Simplifying the Inbound Marketing Methodology (Part 2)

by David Demoe December 30th, 2013 

inbound-marketing

In the first post of this 2-part series, we discussed the first two phases of the inbound marketing framework: Attract and Capture.

To recap, the first stage involves attracting the right kind of traffic to your website with relevant, remarkable content. The more visitors you can attract that fit into your target demographic, the better. The second phase, Capture, focuses on what to do with that traffic. Ideally, you want visitors to give you some sort of information which can be used to target the messages you distribute to them in the future. This is done by offering up premium content in exchange for information.

In this post, we're going to dive into the next two phases of the inbound marketing framework: Close and Delight.

Phase 3: Close

If you've properly gone through the first two phases, you now know who the visitors to your website are and who the fans of your content are. You have captured information on these prospects, and this knowledge can be leveraged to determine where they are in the buying process and what they are interested in.

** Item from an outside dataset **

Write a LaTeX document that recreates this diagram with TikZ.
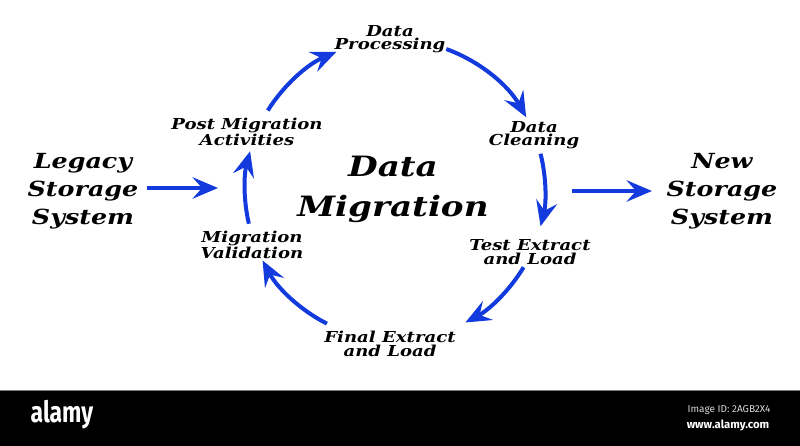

In the Close phase, it is critical to use the knowledge you've acquired about site visitors to determine whether or not they are a good prospective client. In other words, are they likely to buy from you, and furthermore, are they the type of client you want to work with should they buy from you (more about this in the Delight phase). If the answer is yes, then this is the point where you focus your efforts on lead nurturing ­- establishing a dialogue and giving leads the content they require as they move through the buying process. You should cater content to correspond with:

  • The problem recognition phase
  • The information and research phase
  • Evaluation of solutions (feature comparisons, product and service comparisons, price and vendor comparison, etc).

    The point is to lead prospects consultatively to the conclusion that they want to buy your products or use your services over those offered by your competition. Some of the tactics that you should employ to help close more leads are the following:

    Email or Marketing Automation: The sometime misunderstood tactic that can achieve huge ROI. This is one of the best formats to build trust with a prospective client. By tailoring your message and sending useful and educational content at the right time you can help them become more inclined to buy from you.

    Lead Scoring: If you can define the customers that are a perfect fit for your organization and which behaviours they demonstrate before they purchase you can implement lead scoring. Fit is generally easier to define because you can focus on Industry, Size of Business, Role, etc. Engagement will take a little bit of guess work and analysis to determine a winning formula. Focus on events that you can track that indicate a lead's engagement in your company. For example, # of emails opened, # of times they viewed the pricing page, # of content downloads, and so on. Use a numerical value for each element and start testing your theory.

    Phase 4: Delight

    Contrary to popular belief, the inbound marketing framework does not end with closing a lead into a sale. When we talked above about determining whether or not a site visitor would be a good prospective buyer, it's because today more than ever, it is crucial that clients have a positive experience with your company. If you think a lead will be difficult to work with or will have unrealistic expectations that you simply cannot meet, you should cease any efforts to convert them into customers.

    The logic behind this is simple. More and more people turn to recommendations and online reviews to (at least partially) inform their purchasing decisions. If you choose to nurture and ultimately do business with a lead that will likely be dissatisfied with your services, the chances of this dissatisfaction turning into a negative review online are that much higher. And the more negative reviews your company racks up, the less people are going to want to opt for you over your competition.

    Ultimately, you want clients that don't just buy your product or service, but also love it. They are much more inclined to share their positive experiences, thus acting as ambassadors of your brand. Remember, positive recommendations from those who have employed your company are far more trusted and effective than any advertising you may do.

    Extend Value: To build customer loyalty it's imperative to provide value far beyond your core services and offering useful information for free will help forge a stronger connection between you and your customers. Developing customer exclusive content, for example, massively extends value in a way that is personalized and highly useful to clients.

    Email: Use email to keep your customers informed. But not to sell them more. Use email to add value and be helpful, through curating content, updates that affect the industry or new amazing stories that you know they will love. Make sure to answer these three questions when sending out commination to your customers.

    1. How will this information help them?

    2. Why will they care about this message?

    3. How can they use this information?

    Continue to offer your clients unparalleled service, and watch as they transform from clients to ambassadors of your brand.